So on Monday I left my most recent day job.
Basically, the company (under wraps for confidentiality but they do retail distribution; I processed and reported retail orders) is under new leadership as of last month. The new leadership all but made clear their plan is to either assimilate with their current properties or to liquidate, despite official “business as usual” claims (and others at work had corroborated these suspicions). Actions speaks louder than words.
With the writing having been on the wall for the last month, my mounting workload and day to day complications there were no longer worth the stress, trouble, or what I was being paid. It was negatively affecting my personal life outside of work, even when I was working from home.
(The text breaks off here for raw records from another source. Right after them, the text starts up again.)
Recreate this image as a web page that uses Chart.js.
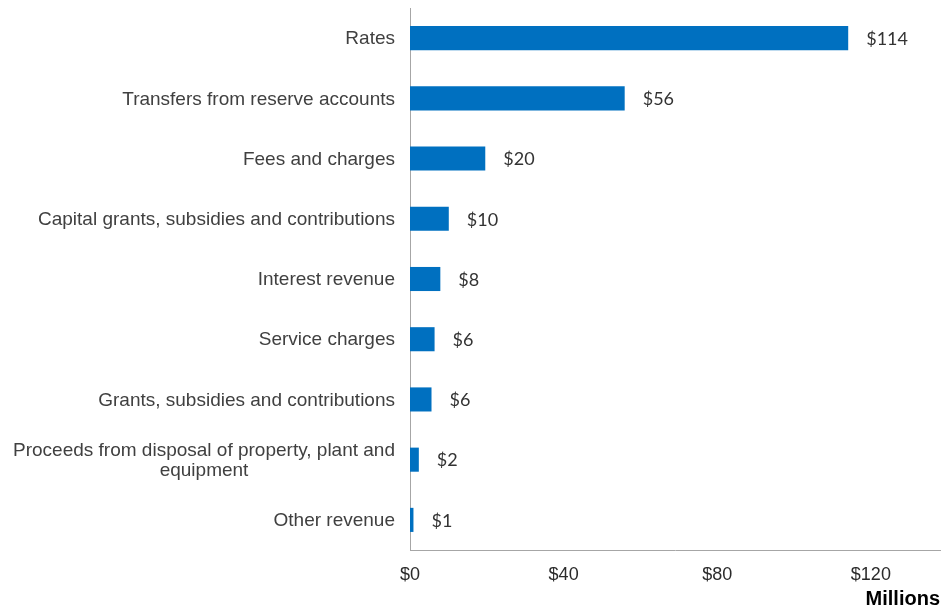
<!DOCTYPE html>
<html>
<head>
<meta charset="utf-8">
<script src="https://cdn.jsdelivr.net/npm/chart.js@4"></script>
<style>
  html, body { margin: 0; padding: 0; background: #fff; }
  #wrap { width: 943px; height: 609px; }
</style>
</head>
<body>
<div id="wrap"><canvas id="revenueChart" width="943" height="609"></canvas></div>
<script>
// Revenue sources, in millions
const categories = [
    'Rates',
    'Transfers from reserve accounts',
    'Fees and charges',
    'Capital grants, subsidies and contributions',
    'Interest revenue',
    'Service charges',
    'Grants, subsidies and contributions',
    ['Proceeds from disposal of property, plant and', 'equipment'],
    'Other revenue'
];
const revenue = [114.1, 55.9, 19.6, 10.1, 7.9, 6.4, 5.6, 2.3, 0.9];
const tickValues = [0, 40, 80, 120];

// value labels at the end of each bar
const barLabels = {
    id: 'barLabels',
    afterDatasetsDraw(chart) {
        const ctx = chart.ctx;
        const meta = chart.getDatasetMeta(0);
        ctx.save();
        ctx.font = '18px Lato';
        ctx.fillStyle = '#333333';
        ctx.textAlign = 'left';
        ctx.textBaseline = 'middle';
        meta.data.forEach((bar, i) => {
            ctx.fillText('$' + Math.round(revenue[i]), bar.x + 18, bar.y + 1);
        });
        ctx.restore();
    }
};

// category labels: block right aligned, lines centred on each other
const categoryLabels = {
    id: 'categoryLabels',
    afterDraw(chart) {
        const ctx = chart.ctx;
        const y = chart.scales.y;
        const right = y.right - 15;
        ctx.save();
        ctx.font = '19px "Liberation Sans"';
        ctx.fillStyle = '#404040';
        ctx.textAlign = 'center';
        ctx.textBaseline = 'middle';
        categories.forEach((label, i) => {
            const lines = Array.isArray(label) ? label : [label];
            const w = Math.max(...lines.map(l => ctx.measureText(l).width));
            const cy = y.getPixelForValue(i) + 1;
            const lh = 20;
            lines.forEach((line, j) => {
                ctx.fillText(line, right - w / 2, cy + (j - (lines.length - 1) / 2) * lh);
            });
        });
        ctx.restore();
    }
};

new Chart(document.getElementById('revenueChart').getContext('2d'), {
    type: 'bar',
    data: {
        labels: categories,
        datasets: [{
            data: revenue,
            backgroundColor: '#0070C0',
            categoryPercentage: 1,
            barPercentage: 0.4
        }]
    },
    options: {
        indexAxis: 'y',
        responsive: false,
        animation: false,
        layout: { padding: { top: 8, right: 3, left: 0, bottom: 0 } },
        plugins: {
            legend: { display: false },
            tooltip: { enabled: false }
        },
        scales: {
            x: {
                min: 0,
                max: 138,
                afterFit: s => { s.height = 59; },
                afterBuildTicks: s => { s.ticks = tickValues.map(v => ({ value: v })); },
                grid: { display: false, drawTicks: false },
                border: { display: true, color: '#a6a6a6', width: 1 },
                ticks: {
                    padding: 14,
                    color: '#2b2b2b',
                    font: { family: 'Liberation Sans', size: 18 },
                    callback: v => '$' + v
                },
                title: {
                    display: true,
                    text: 'Millions',
                    align: 'end',
                    color: '#000000',
                    font: { family: 'Liberation Sans', size: 20, weight: 'bold' },
                    padding: { top: 0, bottom: -2 }
                }
            },
            y: {
                afterFit: s => { s.width = 410; },
                grid: { display: false, drawTicks: false },
                border: { display: true, color: '#a6a6a6', width: 1 },
                ticks: { display: false }
            }
        }
    },
    plugins: [barLabels, categoryLabels]
});
</script>
</body>
</html>
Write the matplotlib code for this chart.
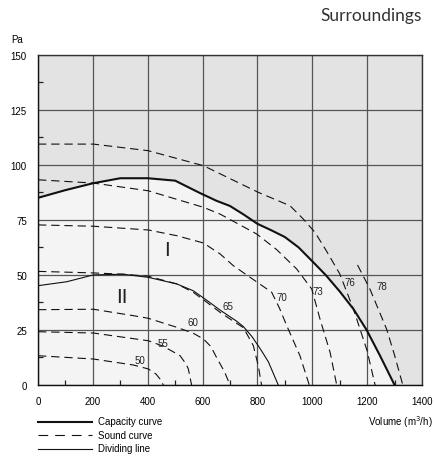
import matplotlib
matplotlib.use("Agg")
import matplotlib.pyplot as plt
from matplotlib.lines import Line2D

# ── Data ──────────────────────────────────────────────────────────────────

X_TICKS = [0, 200, 400, 600, 800, 1000, 1200, 1400]
Y_TICKS = [0, 25, 50, 75, 100, 125, 150]

# Capacity curve (thick solid)
cap_x = [0, 100, 200, 300, 400, 500, 590, 650, 700, 750, 800, 850, 900, 950,
         1000, 1050, 1100, 1150, 1198, 1247, 1300]
cap_y = [85, 88.5, 91.6, 93.9, 93.9, 92.8, 87.2, 83.7, 81.3, 77.4, 73.2, 70.3, 67.2, 62.5,
         56.2, 49.8, 42.5, 34.5, 25.0, 13.3, 0]

# Dividing line (thin solid)
div_x = [0, 105, 202, 311, 402, 506, 566, 615, 664, 724, 749, 780, 810, 840, 876]
div_y = [45.1, 46.9, 50.0, 50.3, 48.9, 45.9, 42.8, 38.5, 34.0, 29.0, 26.5, 22.0, 16.5, 10.5, 0]

# Sound curves (dashed), keyed by dB(A) level
snd_50_x = [0, 202, 347, 402, 430, 445, 457]
snd_50_y = [13.3, 11.8, 9.1, 7.3, 5.0, 2.7, 0]

snd_55_x = [0, 202, 402, 457, 518, 540, 548, 560]
snd_55_y = [24.2, 23.6, 20.1, 17.6, 13.3, 9.5, 7.3, 0]

snd_60_x = [0, 202, 347, 402, 506, 566, 603, 630, 651, 680, 700]
snd_60_y = [34.2, 34.4, 31.5, 30.3, 26.2, 23.5, 20.9, 17.5, 12.5, 6.0, 0]

snd_65_x = [0, 202, 311, 402, 506, 566, 615, 664, 700, 749, 785, 803, 815]
snd_65_y = [51.6, 50.9, 50.3, 49.4, 45.9, 42.1, 37.6, 33.0, 30.0, 26.0, 17.9, 8.8, 0]

snd_70_x = [0, 202, 402, 506, 603, 664, 712, 800, 852, 880, 907, 955, 989]
snd_70_y = [72.7, 72.1, 70.4, 67.8, 64.5, 59.5, 54.2, 46.6, 42.1, 35.0, 26.9, 13.3, 0]

snd_73_x = [0, 202, 402, 603, 664, 797, 870, 943, 998, 1028, 1065, 1089]
snd_73_y = [93.2, 91.7, 88.2, 80.7, 77.6, 68.6, 61.5, 52.7, 43.6, 30.0, 14.8, 0]

snd_76_x = [0, 202, 402, 603, 803, 919, 967, 1010, 1052, 1100, 1150, 1174, 1200, 1229]
snd_76_y = [109.4, 109.4, 106.4, 99.6, 87.5, 81.4, 75.4, 69.3, 60.8, 50.5, 34.5, 25.4, 15.5, 0]

snd_78_x = [1165, 1210, 1271, 1300, 1330]
snd_78_y = [54.5, 43.6, 25.4, 13.5, 0]

SOUND_LEVELS = ["50", "55", "60", "65", "70", "73", "76", "78"]
SOUND_CURVES = [(snd_50_x, snd_50_y), (snd_55_x, snd_55_y), (snd_60_x, snd_60_y),
                (snd_65_x, snd_65_y), (snd_70_x, snd_70_y), (snd_73_x, snd_73_y),
                (snd_76_x, snd_76_y), (snd_78_x, snd_78_y)]

# where each level number sits (data coords)
LABEL_POS = [(372, 11.5), (457, 19.0), (566, 28.5), (694, 36.0),
             (889, 40.0), (1022, 42.5), (1138, 47.0), (1253, 45.0)]

# ── Style ─────────────────────────────────────────────────────────────────

plt.rcParams["font.family"] = ["Liberation Sans", "DejaVu Sans"]
plt.rcParams["lines.scale_dashes"] = False

BG_DARK = "#e3e3e3"
BG_LIGHT = "#f4f4f4"
GRID = "#555555"
DASH = (6, 3.5)

fig = plt.figure(figsize=(4.35, 4.64), dpi=100)
ax = fig.add_axes([38 / 435, 1 - 386 / 464, 384 / 435, 330.3 / 464])

ax.set_facecolor(BG_DARK)
ax.fill_between(cap_x, cap_y, 0, color=BG_LIGHT, lw=0, zorder=0)

ax.set_xlim(0, 1400)
ax.set_ylim(0, 150)
ax.set_xticks(X_TICKS)
ax.set_yticks(Y_TICKS)
ax.set_xticks(range(100, 1400, 200), minor=True)
ax.set_yticks([12.5 + 25 * i for i in range(6)], minor=True)
ax.grid(True, which="major", color=GRID, lw=0.9, zorder=1)
ax.tick_params(which="major", length=0, labelsize=7, pad=8)
ax.tick_params(which="minor", direction="in", length=3.5, width=0.9, color="#222222")
for sp in ax.spines.values():
    sp.set_color("#333333")
    sp.set_linewidth(1.0)
ax.spines["left"].set_color("#111111")
ax.spines["bottom"].set_color("#111111")

# curves
ax.plot(cap_x, cap_y, color="#111111", lw=1.5, zorder=4)
ax.plot(div_x, div_y, color="#111111", lw=0.8, zorder=3)
for (sx, sy), lvl, (lx, ly) in zip(SOUND_CURVES, SOUND_LEVELS, LABEL_POS):
    ax.plot(sx, sy, color="#111111", lw=0.8, dashes=DASH, zorder=3)
    ax.text(lx, ly, lvl, fontsize=7, color="#222222", ha="center", va="center", zorder=5)

# region marks
ax.text(472, 61.5, "I", fontsize=15, color="#222222", ha="center", va="center")
ax.text(306, 40, "II", fontsize=15, color="#222222", ha="center", va="center")

# titles / axis captions
fig.text(422 / 435, 1 - 20.7 / 464, "Surroundings", family=["Lato", "DejaVu Sans"],
         fontsize=12.5, color="#333333", ha="right", va="baseline")
fig.text(17 / 435, 1 - 40 / 464, "Pa", fontsize=7, ha="center", va="center")
fig.text(433 / 435, 1 - 422.5 / 464, "Volume (m$^3$/h)", fontsize=7, ha="right", va="center")

# legend drawn by hand under the chart
legend_rows = [("Capacity curve", 1.5, None), ("Sound curve", 0.8, DASH), ("Dividing line", 0.8, None)]
for i, (txt, lw, dash) in enumerate(legend_rows):
    yy = 1 - (422.5 + 13.5 * i) / 464
    ln = Line2D([38 / 435, 92 / 435], [yy, yy], transform=fig.transFigure,
                color="#111111", lw=lw)
    if dash:
        ln.set_dashes((7, 5))
    fig.add_artist(ln)
    fig.text(98 / 435, yy, txt, fontsize=7, ha="left", va="center")

fig.savefig("out.png", dpi=100)
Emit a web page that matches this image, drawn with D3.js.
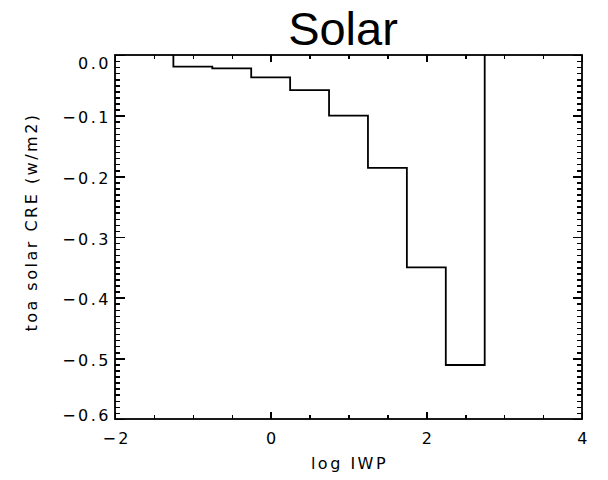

So I said enough, and turned my equipment in for good Monday morning. Even though this was a job that to some degree I liked, walking away felt like being paroled from prison. It had gotten that bad, and rather quickly.
Even with the specter of needing to secure another job and its income, I have felt a substantial positive difference. I’m a lot less on edge. Yes, being able to take afternoon naps and not having to commute right now certainly helps.
Of course, now I’m applying for other jobs, and while updating my resume and completing applications hasn’t been that big a challenge… I’ve once again entered that job hunter’s internal conversation of adding value and being an employer’s best choice for a suitable role, balanced against finding a position that meets my salary and lifestyle needs.
I don’t worry. I’ve done this before. Like apartment hunting, doing personal business, my own health, and many other personal matters, I’ve learned how to handle the process of job hunting better than most.